Saturday, 19 July 2014

Schumpeter's Calculation and the Present State of Things

In his great book Capitalism, Socialism and Democracy, Joseph Schumpeter envisioned further economic growth eliminating "want" (an unfortunate choice of word, since wants are really limitless, but what is meant is destitution or something like that) in just a few decades. The kind of economic growth which would achieve this immense feat would have to be in line with the growth numbers which had been seen during the past century or so up to his writing the 1947 edition of the aforementioned book. On page 67, for instance, Schumpeter notes the availability of modern dentistry to workmen which Louis XIV would not have obtained even if he had spent all his wealth. On page 69, Schumpeter continues:
"Now if the system had another run such as it had in the sixty years preceding 1928 and really reached the $1,300 per head of population, it is easy to see that all of the desiderata that have so far been espoused by any social reformers - practically without exception, including even the greater part of the cranks - either would be fulfilled automatically or could be fulfilled without significant interference with the capitalist process. Ample provision for the unemployed in particular would then be not only a tolerable but a light burden."
The emphasis is in the original. According to the BLS's inflation calculator, $1,300 in 1928 is $17,963.80 in 2014, well below even half of the American GDP per capita. So by the Great Austrian's reckoning, spending on transfer payments should be a very low fraction of GDP, indeed. Yet the welfare state consumes a lot more today than it ever has before. For instance, Charles Murray's Coming Apart cites the figure $1,500,000,000,000 (called a trillion and a half in America; I wonder if numbers have ever got this big in the UK, but Britons would call the figure one and a half billion) spent purely on income transfers in America, and throughout the West, total government spending as a share of GDP is typically around 40 per cent.
Now consider the $1.5 billion (or "trillion") figure and relate it to what Schumpeter had to say about eliminating want. It comes to almost $5,000 per American (of whom there are almost 320 million according to the Census Bureau), which is not that much less than one third of the $1,300 per-capita GDP in 1928 that Schumpeter nicely argued would suffice for wants to be eliminated "without significant interference with the capitalist process". But almost a one-third of per-capita GDP being spent on transfers is surely significant interference. Yet there remains poverty, although it is incredibly rare by world standards. What gives?
These facts indicate to me that the welfare state is not really about helping poor people. Moreover, there is the suspicion that there are laws in social science which make it incredibly difficult for welfare programmes to fulfil their ostensible purpose. One such candidate is Director's Law, named after University of Chicago Law Professor and Economist Aaron Director. It is not really a "law" as much as a vast and coherent set of empirical findings, for instance that tuition at fancy universities is often subsidized even though college students typically come from fairly affluent families.
However, there is some logic to Director's "Law", independent of observation. If a welfare programme is designed to help the poorest decile (say), it is plain that this is paid for mostly by persons far richer that that. The poorest decile is not a very useful group for office-seeking politicians, who must seek the approval of many more people than these in order to gain power (besides, people this poor tend not to vote much). Consequently, the winning proposals will have money shifted from fewer people than 90 per cent of the population, and to more people than just the poorest decile. Programmes specifically directed at the poor will tend to go unfunded.
What about expanded programmes? Everyone wants to be a beneficiary of such programmes, so they might easily grow a great deal, but once they have grown enough, the bottom ten per cent may no longer be such a valuable part of whatever coalitions form. Expanded programmes are palpably more attractive to interest groups than are narrower ones, and so those who can organize politically will tend to secure the benefits for themselves. Thus, farmers and other small and non-poor groups appropriate a lot of transfer money by good lobbying. Again, the poor folks lose out.

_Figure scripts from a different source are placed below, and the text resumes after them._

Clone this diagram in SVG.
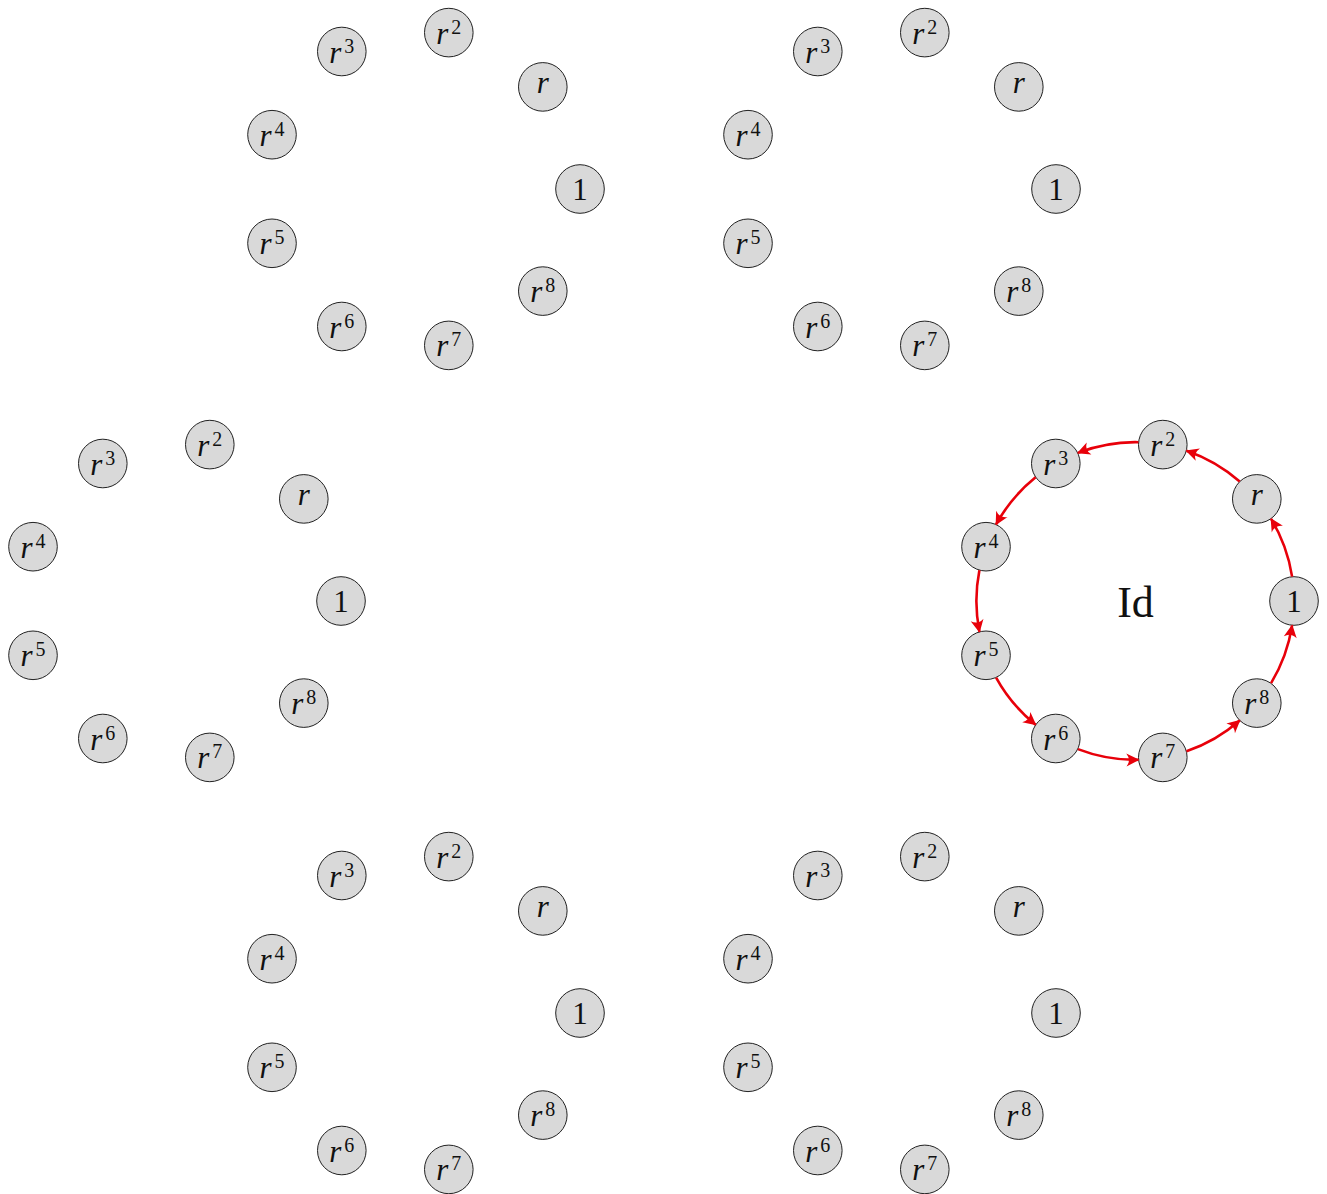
<svg xmlns="http://www.w3.org/2000/svg" width="1327" height="1194" viewBox="0 0 1327 1194">
<style>
.n circle{fill:#d9d9d9;stroke:#222;stroke-width:1}
text{font-family:"Liberation Serif","Times New Roman",serif;fill:#111;text-anchor:middle}
.m{font-size:31px;font-style:italic}
.s{font-size:20px;font-style:normal}
.one{font-size:31px}
.id{font-size:44px}
.e{fill:none;stroke:#e8000a;stroke-width:2.6}
</style>
<defs>
<marker id="ah" viewBox="-14 -8 16 16" refX="0" refY="0" markerWidth="16" markerHeight="16" markerUnits="userSpaceOnUse" orient="auto">
<path d="M1,0 L-12,-6.5 Q-7,0 -12,6.5 Z" fill="#e8000a"/>
</marker>
<g id="ring">
<g class="n"><circle cx="158.8" cy="0" r="24.3"/><text class="one" x="158.8" y="11">1</text></g>
<g class="n"><circle cx="121.6" cy="-102.1" r="24.3"/><text class="m" x="121.6" y="-96">r</text></g>
<g class="n"><circle cx="27.6" cy="-156.4" r="24.3"/><text class="m" x="27.6" y="-145">r<tspan class="s" dx="3" dy="-10">2</tspan></text></g>
<g class="n"><circle cx="-79.4" cy="-137.5" r="24.3"/><text class="m" x="-79.4" y="-126.5">r<tspan class="s" dx="3" dy="-10">3</tspan></text></g>
<g class="n"><circle cx="-149.2" cy="-54.3" r="24.3"/><text class="m" x="-149.2" y="-43.3">r<tspan class="s" dx="3" dy="-10">4</tspan></text></g>
<g class="n"><circle cx="-149.2" cy="54.3" r="24.3"/><text class="m" x="-149.2" y="65.3">r<tspan class="s" dx="3" dy="-10">5</tspan></text></g>
<g class="n"><circle cx="-79.4" cy="137.5" r="24.3"/><text class="m" x="-79.4" y="148.5">r<tspan class="s" dx="3" dy="-10">6</tspan></text></g>
<g class="n"><circle cx="27.6" cy="156.4" r="24.3"/><text class="m" x="27.6" y="167.4">r<tspan class="s" dx="3" dy="-10">7</tspan></text></g>
<g class="n"><circle cx="121.6" cy="102.1" r="24.3"/><text class="m" x="121.6" y="113.1">r<tspan class="s" dx="3" dy="-10">8</tspan></text></g>
</g>
</defs>
<rect width="1327" height="1194" fill="#fff"/>
<g id="ring-top-left" transform="translate(421.2,189)"><use href="#ring"/></g>
<g id="ring-top-right" transform="translate(897.2,189)"><use href="#ring"/></g>
<g id="ring-mid-left" transform="translate(182.2,601)"><use href="#ring"/></g>
<g id="ring-mid-right" transform="translate(1135.2,601)"><use href="#ring"/></g>
<g id="ring-bottom-left" transform="translate(421.2,1013)"><use href="#ring"/></g>
<g id="ring-bottom-right" transform="translate(897.2,1013)"><use href="#ring"/></g>
<g id="label-id"><text class="id" x="1135.5" y="617">Id</text></g>
<g id="connectors">
<path class="e" d="M1292.1,576.6 A158.8,158.8 0 0 0 1271.1,518.9" marker-end="url(#ah)"/>
<path class="e" d="M1239.7,481.5 A158.8,158.8 0 0 0 1186.5,450.7" marker-end="url(#ah)"/>
<path class="e" d="M1138.4,442.2 A158.8,158.8 0 0 0 1077.9,452.9" marker-end="url(#ah)"/>
<path class="e" d="M1035.6,477.3 A158.8,158.8 0 0 0 996.1,524.4" marker-end="url(#ah)"/>
<path class="e" d="M979.4,570.3 A158.8,158.8 0 0 0 979.4,631.7" marker-end="url(#ah)"/>
<path class="e" d="M996.1,677.6 A158.8,158.8 0 0 0 1035.6,724.7" marker-end="url(#ah)"/>
<path class="e" d="M1077.9,749.1 A158.8,158.8 0 0 0 1138.4,759.8" marker-end="url(#ah)"/>
<path class="e" d="M1186.5,751.3 A158.8,158.8 0 0 0 1239.7,720.5" marker-end="url(#ah)"/>
<path class="e" d="M1271.1,683.1 A158.8,158.8 0 0 0 1292.1,625.4" marker-end="url(#ah)"/>
</g>
</svg>
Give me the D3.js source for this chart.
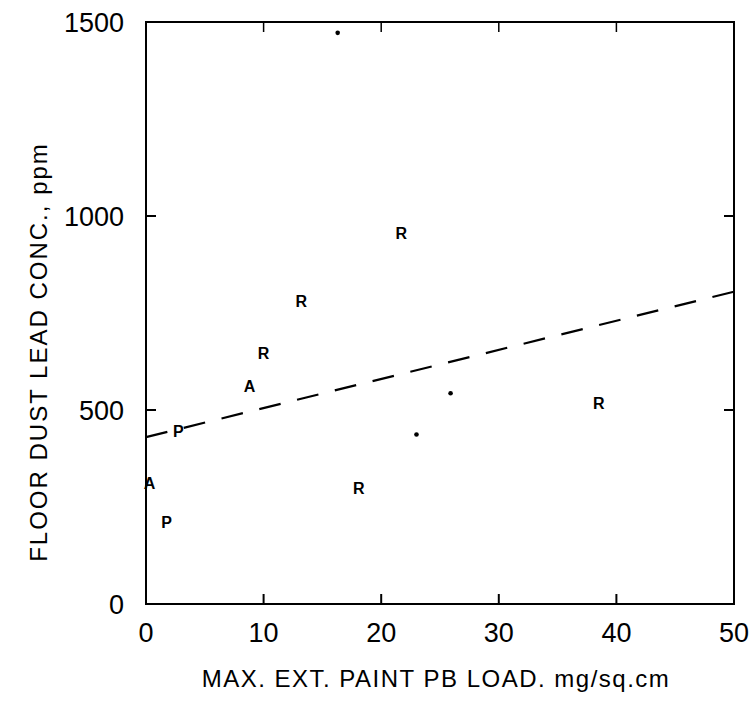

In addition, the poor may tend to be disadvantaged in utilizing whatever programmes for which they qualify. To get good health care, it helps to be articulate and to already know a bit about the system (for instance, by having friends within it), traits which the poor may well possess, but perhaps not as much as middle-class individuals. Services directed at poor areas may also be at a disadvantage when it comes to attracting talent to provide them. I can imagine good teachers shunning schools in poor areas. Raising the salaries in those schools will attract better talent, but as has been shown, this is politically difficult to do.

Schumpeter's calculations were surely correct and, on merely technical grounds, poverty could be eliminated today even with a much smaller government. It just happens that that is not how politics works.